> _Instructions for the task_
From the material below, list every line containing "matplotlib".

> _Records provided_
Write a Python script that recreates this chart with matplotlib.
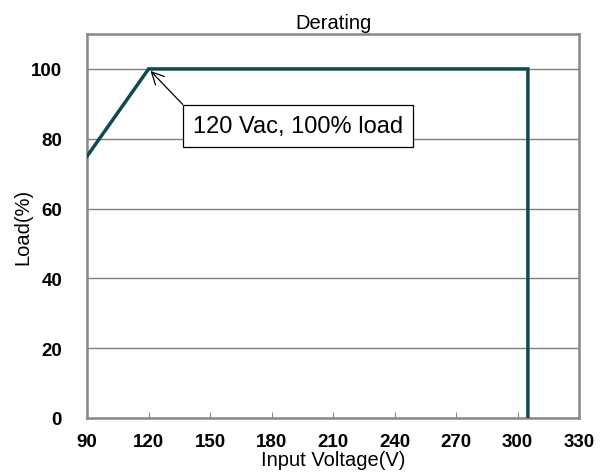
import matplotlib.pyplot as plt
import numpy as np

plt.rcParams['font.family'] = ['Liberation Sans', 'DejaVu Sans']

voltage = [90, 120, 305, 305]
load = [75, 100, 100, 0]
x_ticks = [90, 120, 150, 180, 210, 240, 270, 300, 330]
y_ticks = [0, 20, 40, 60, 80, 100]

fig = plt.figure(figsize=(6.09, 4.77), dpi=100)
ax = fig.add_axes([0.143, 0.1216, 0.808, 0.805])

ax.plot(voltage, load, color='#0e4a50', lw=2.5, solid_joinstyle='miter', zorder=3)

ax.set_xlim(90, 330)
ax.set_ylim(0, 110)
ax.set_xticks(x_ticks)
ax.set_yticks(y_ticks)
ax.yaxis.grid(True, color='#808080', lw=1)
ax.set_axisbelow(True)
for s in ax.spines.values():
    s.set_color('#888888')
    s.set_linewidth(1.8)
ax.tick_params(axis='x', direction='in', length=4, color='#888888', labelsize=13.5, pad=11)
ax.tick_params(axis='y', length=0, labelsize=13.5, pad=18)
for lab in ax.get_xticklabels() + ax.get_yticklabels():
    lab.set_fontweight('bold')

ax.set_title('Derating', fontsize=14.5, pad=4)
ax.set_xlabel('Input Voltage(V)', fontsize=14.5, labelpad=0)
ax.set_ylabel('Load(%)', fontsize=14.5, labelpad=-1)

ax.annotate('120 Vac, 100% load', xy=(120, 100), xytext=(141.5, 83.7),
            fontsize=17, va='center', ha='left',
            bbox=dict(boxstyle='square,pad=0.42', fc='white', ec='black', lw=0.9),
            arrowprops=dict(arrowstyle='->', color='black', lw=0.9,
                            relpos=(0, 1), shrinkA=0, shrinkB=2,
                            mutation_scale=22))

fig.savefig('out.png', dpi=100)
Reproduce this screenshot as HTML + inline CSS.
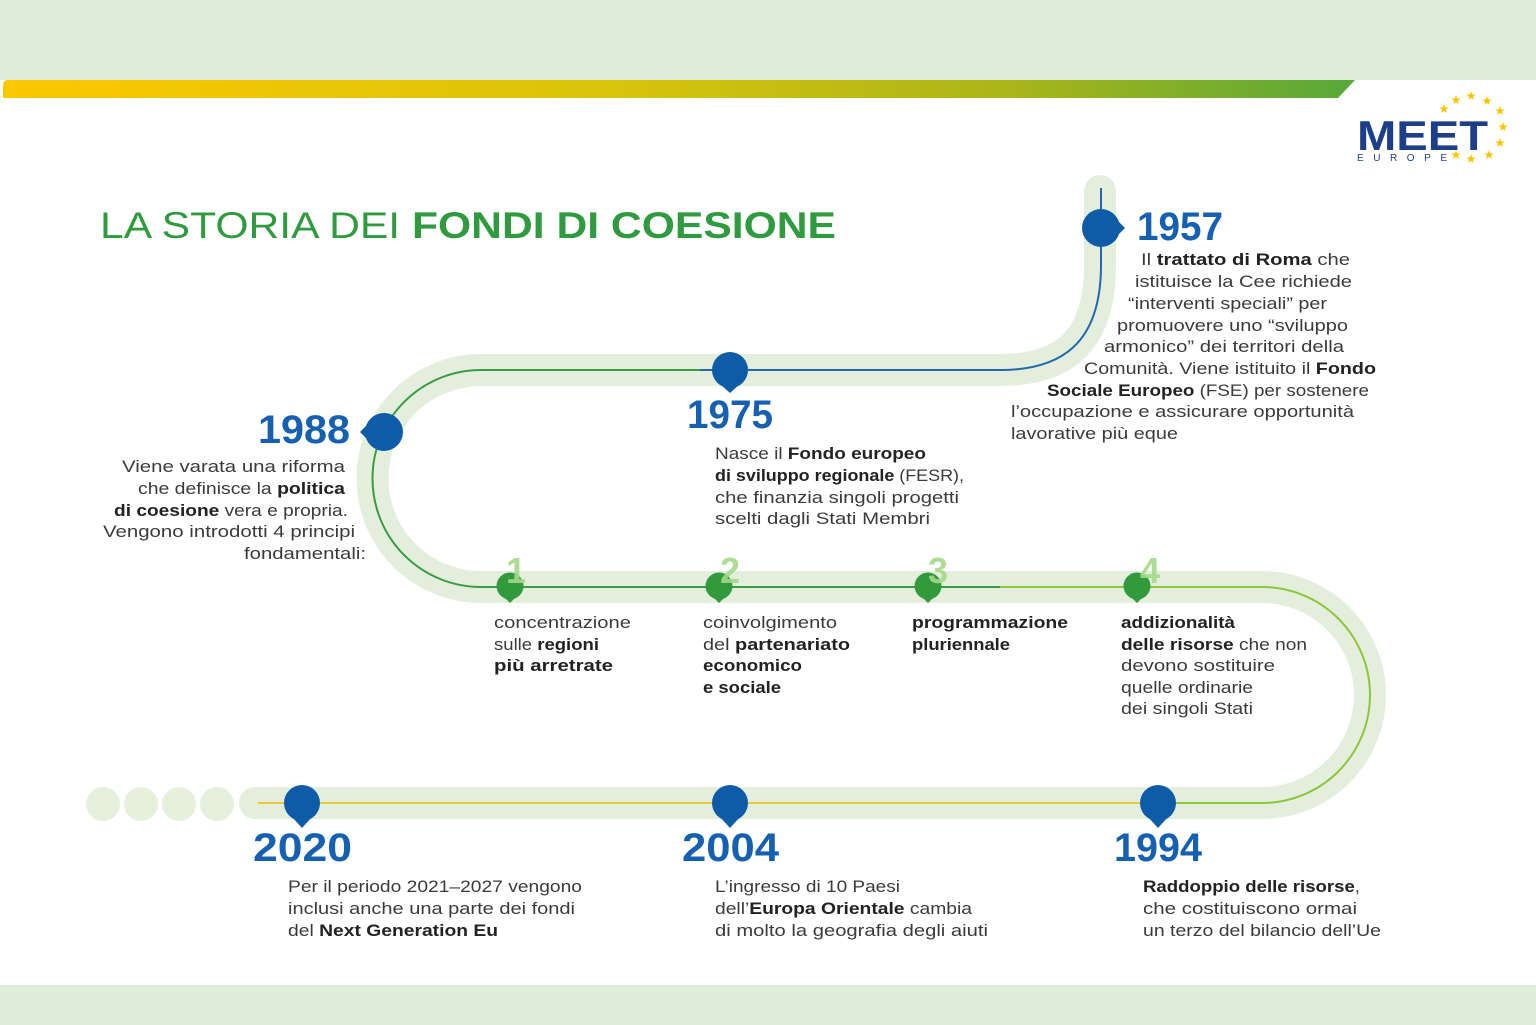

> _Expected output_
Write a Python script that recreates this chart with matplotlib.
import matplotlib.pyplot as plt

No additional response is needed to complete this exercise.